The Bankruptcy Court (Dodd, J.) determined that the Surety Bond Program was not an executory contract assumed by the approved Plan because Argonaut owed no continuing performance to the Debtor. Even if it was an executory contract, the Bankruptcy Court ruled that it was a non-assumable financial accommodation. The District Court (Jackson, J.) affirmed the Bankruptcy Court’s ruling. Argonaut subsequently appealed to the Fifth Circuit, arguing that the Surety Bond Program was assumed as an executory contract, or alternatively that it rode through the bankruptcy case.

In determining whether the Surety Bond Program was an executory contract, the Fifth Circuit first looked to the Countryman Test, which looks at whether each side to a contract has at least one material unperformed obligations as of the date the bankruptcy petition is filed and if a party’s failure to perform a material obligation would excuse compliance by the counterparty. The Bankruptcy Court and District Court both found there were not material obligations remaining on both sides on the petition date; the Debtor owed obligations to Argonaut, but Argonaut owed no obligations to the Debtor.

Argonaut pointed out that it still owed obligations to the third-party obligees under the Surety Bond Program, and argued that this multiparty contractual relationship justified a departure from the Countryman Test. The Fifth Circuit rejected this proposed approach, stating that it “seems designed simply to elevate the rights of sureties above those of other creditors.”

However, the Fifth Circuit agreed that the Countryman Test should be applied flexibly to account for obligations owed to all parties in multiparty agreements. Nonetheless, the Court found that even if the obligations owed by Argonaut to the third-party obligees would meet the material obligations portion of the Countryman Test, it failed the second requirement, as the performance bonds were irrevocable and the Debtor’s failure to perform its obligations would not excuse Argonaut from its obligations under the agreements.

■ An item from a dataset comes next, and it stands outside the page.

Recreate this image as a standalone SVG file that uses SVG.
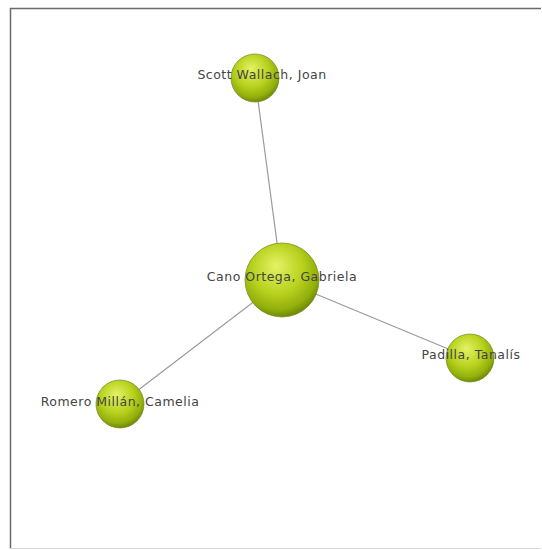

In an important footnote, the Court noted that in future cases courts may be called upon to modify the Countryman Test and apply and adopt a more “functional approach” for multiparty contracts. The functional approach looks at the benefits that assuming or rejecting a contract would produce for the bankruptcy estate to determine if the contract at issue is executory in nature. This opens the door for a more flexible approach in determining whether multiparty contracts are executory and will have implications beyond the realm of surety contracts.